Thursday, October 30, 2008

trace

Today at work was silly. This damn judge wouldn't sign for his own damn package, even when he had it in his hands. I came back three times, but his clerks were never back from lunch.

This morning, at my second drop of the day, at 700 S Clinton, I got locked in the building because the locksmith who was working on the door was across the street getting breakfast. We all stood around for a while until finally the manager walked me through some long office and out the side door instead.

Looking at all these maps and lines and sketchy outlines of plans, it gets my blood flowing and my head whirling and there are so many roads and so many destinations so let's just spin blindfolded and point and head in any random direction we choose, til we hit something big and beautiful or just small and lovely like the dirt beneath our feet.

In high school, I taped maps to my walls with my route across the country traced in hot pink highlighter. It faded in the sunlight, but I still know which roads to follow with my finger along those dusty walls.

(Do you remember how easy it was being drunk and lonesome and brave?)

Monday, October 27, 2008

animal rights

Undercooked apple coffee cakes bundled up in towels in my bag to bike through the downpour to that vegan potluck and some familiar faces, and kittens everywhere making me sneeze. I've reverted to more shyness than usual, lately. It's been a rough year. A nervous stumbling, hands outstretched and back tensing - I rush to spill my giddy guts before we part ways.

We met in the middle, carrying chocolate and tea, and went on an epic sort of walk down sidewalks and alleys and train tracks over chilly streets until the pads of my feet ached for rest. The backs of buildings always look so different than I remember, so different from how they pass out of the corner of yr eye as you bike on by.

Wednesday, October 15, 2008

relent

Wishes like thick, scratched chunks of glass.

Come home so I can write you a love song, or don't, so I can hammer out my goodbyes.

It's disillusionment each time, sour in the back of my throat, heavy on my spine. It's hope rising and cresting and falling, words escaping me unspoken. You are far away and I can't picture yr face and maybe you were nothing but a dream or an invention, nothing but the scent of milk and oranges assaulting my nostrils. In the end, we flounder. We flail and sink and the best of our intentions trip on their own soft ankles. My thighs are at rest. My toes clench unconsciously. The ground is pounding upwards at my heels.

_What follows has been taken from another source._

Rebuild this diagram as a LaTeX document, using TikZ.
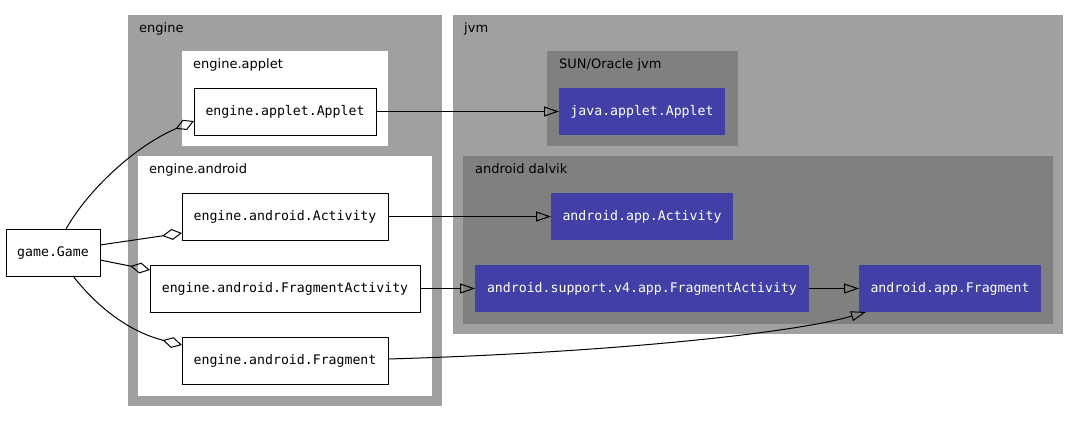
\documentclass[tikz,border=0pt]{standalone}
\usepackage{fontspec}
\setmainfont{DejaVu Sans}
\newfontfamily\monofam{DejaVu Sans Mono}
\usetikzlibrary{arrows.meta,calc}
\definecolor{clgray}{RGB}{160,160,160}
\definecolor{cldark}{RGB}{128,128,128}
\definecolor{clblue}{RGB}{66,64,166}
\tikzset{
  cluster/.style={draw=none,inner sep=0pt,outer sep=0pt},
  clabel/.style={anchor=north west,inner sep=0pt,font=\fontsize{13}{15}\selectfont},
  cls/.style={draw=black,line width=1pt,fill=white,inner sep=0pt,outer sep=0pt,text height=11.5pt,text depth=3pt,font=\monofam\fontsize{13.2}{15}\selectfont},
  jcls/.style={draw=none,fill=clblue,text=white,inner sep=0pt,outer sep=0pt,text height=11.5pt,text depth=3pt,font=\monofam\fontsize{13.2}{15}\selectfont},
  agg/.style={line width=1pt,-{Diamond[open,length=20pt,width=11pt,line width=1pt]}},
  inh/.style={line width=1pt,-{Triangle[open,length=15pt,width=10pt,line width=1pt]}},
}
\begin{document}
\begin{tikzpicture}[x=1pt,y=-1pt]
\useasboundingbox (0,0) rectangle (1080,423);
% clusters
\node[cluster,fill=clgray,minimum width=314pt,minimum height=391pt] (engine) at (285,210.5) {};
\node[cluster,fill=white,minimum width=206pt,minimum height=95pt] (eapplet) at (285,98.5) {};
\node[cluster,fill=white,minimum width=294pt,minimum height=240pt] (eandroid) at (285,276) {};
\node[cluster,fill=clgray,minimum width=610pt,minimum height=319pt] (jvm) at (758,174.5) {};
\node[cluster,fill=cldark,minimum width=191pt,minimum height=95pt] (sun) at (642.5,98.5) {};
\node[cluster,fill=cldark,minimum width=590pt,minimum height=168pt] (dalvik) at (758,240) {};
% cluster labels
\node[clabel] (lengine) at (139,22.5) {engine};
\node[clabel] (lapplet) at (193,58.5) {engine.applet};
\node[clabel] (landroid) at (149,163.5) {engine.android};
\node[clabel] (ljvm) at (464,22.5) {jvm};
\node[clabel] (lsun) at (559,58.5) {SUN/Oracle jvm};
\node[clabel] (ldalvik) at (475,163.5) {android dalvik};
% class nodes
\node[cls,minimum width=94pt,minimum height=47pt] (game) at (53,252.5) {game.Game};
\node[cls,minimum width=182pt,minimum height=47pt] (applet) at (285,111.5) {engine.applet.Applet};
\node[cls,minimum width=206pt,minimum height=47pt] (activity) at (285,216.5) {engine.android.Activity};
\node[cls,minimum width=270pt,minimum height=47pt] (factivity) at (285,288.5) {engine.android.FragmentActivity};
\node[cls,minimum width=206pt,minimum height=47pt] (fragment) at (285,360.5) {engine.android.Fragment};
\node[jcls,minimum width=166pt,minimum height=47pt] (japplet) at (642,111.5) {java.applet.Applet};
\node[jcls,minimum width=182pt,minimum height=47pt] (aactivity) at (642,216.5) {android.app.Activity};
\node[jcls,minimum width=334pt,minimum height=47pt] (sfactivity) at (642,288.5) {android.support.v4.app.FragmentActivity};
\node[jcls,minimum width=182pt,minimum height=47pt] (afragment) at (950,288.5) {android.app.Fragment};
% aggregation edges
\draw[agg] ($(game.north)+(13,0)$) .. controls (88,190) and (135,146) .. ($(applet.west)+(0,9.5)$);
\draw[agg] ($(game.east)+(0,-7.5)$) -- ($(activity.west)+(0,16.5)$);
\draw[agg] ($(game.east)+(0,7.5)$) -- ($(factivity.west)+(0,-18.5)$);
\draw[agg] ($(game.south)+(20,0)$) .. controls (98,308) and (130,332) .. ($(fragment.west)+(0,-15.5)$);
% inheritance edges
\draw[inh] (applet.east) -- (japplet.west);
\draw[inh] (activity.east) -- (aactivity.west);
\draw[inh] (factivity.east) -- (sfactivity.west);
\draw[inh] (sfactivity.east) -- (afragment.west);
\draw[inh] ($(fragment.east)+(0,-1.5)$) .. controls (600,353) and (790,334) .. ($(afragment.south west)+(7,0)$);
\end{tikzpicture}
\end{document}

I want to believe harder that these things we do are right and useful and I want to know that the sky is electric every single night.

Sunday, October 12, 2008

carolina

Economic discussions, rosemary orange biscuits, and long long bike rides along the highway to get to where more people are. I walked right in and started flipping pancakes while we slowly got to know each other. We ate apples and oat groats and some kids left for a wedding and then we sorted books and wrote letters in the garage, mailed off packages to prisons, biked off for burritos and popsicles and a meeting in an old bookstore that will be a bookstore again.

Before that, we played backgammon and walked around the botanical garden and the storyteller's bench and peppers far too hot to eat that burned and sizzled on my tongue so i was licking the roof of my mouth for far too long afterwards. Before that, we danced late at night to zydeco, in a tent under dark skies, drinking from a big growler of local beer.

Before that, I left Chicago and sank into the warm embrace of the place I'll always call home.

Sunday, October 05, 2008

hullabaloo

I read Ghost World in German, courtesy of Nicole, and with my own English copy for reference when I needed it. When I was in high school, that book resonated with me in such a different way. It seemed inspiring, and hopeful, and funny, and this time around every part felt so melancholic. And so real. There is so much melancholy in our dumb lonely lives sometimes. So much joy, too, though. Things are fun, things are weird and nonsensical and beautiful.

At Brew Not Bombs I drank some good homebrew and had some good conversations and danced to some good banjo tunes. Oh man. Each time I thought I was about to leave, something new came up. So many faces I've been wanting to see, so many friends to grab onto and jump around and dance and keep each other upright, how lovely.

I can't wait to get to North Carolina and smell trees and clay and sky.

Thursday, October 02, 2008

tailwind

Time goes by. Things like that happen. My toes curl inward of their own volition, and so do yours. We're circling, hackles raised, but our necks are growing weary. We'll wake up stiff tomorrow. We'll unroll like tentacles reaching across a briny mess. We'll hang these tapestries from our walls, to signal a loud and resilient "yes".

Spattering talk is multiplicity. These soft words are incantations. My eyelids are window weights; yr limbs beside mine could lull me into hovering sleep. Unline my face, relax my strained forehead. I am too young, and too old. I forget where my good graces went. I tell people the same things every day, but what's the difference? I am consumed with inertia. She said, we must have a tailwind; how lovely.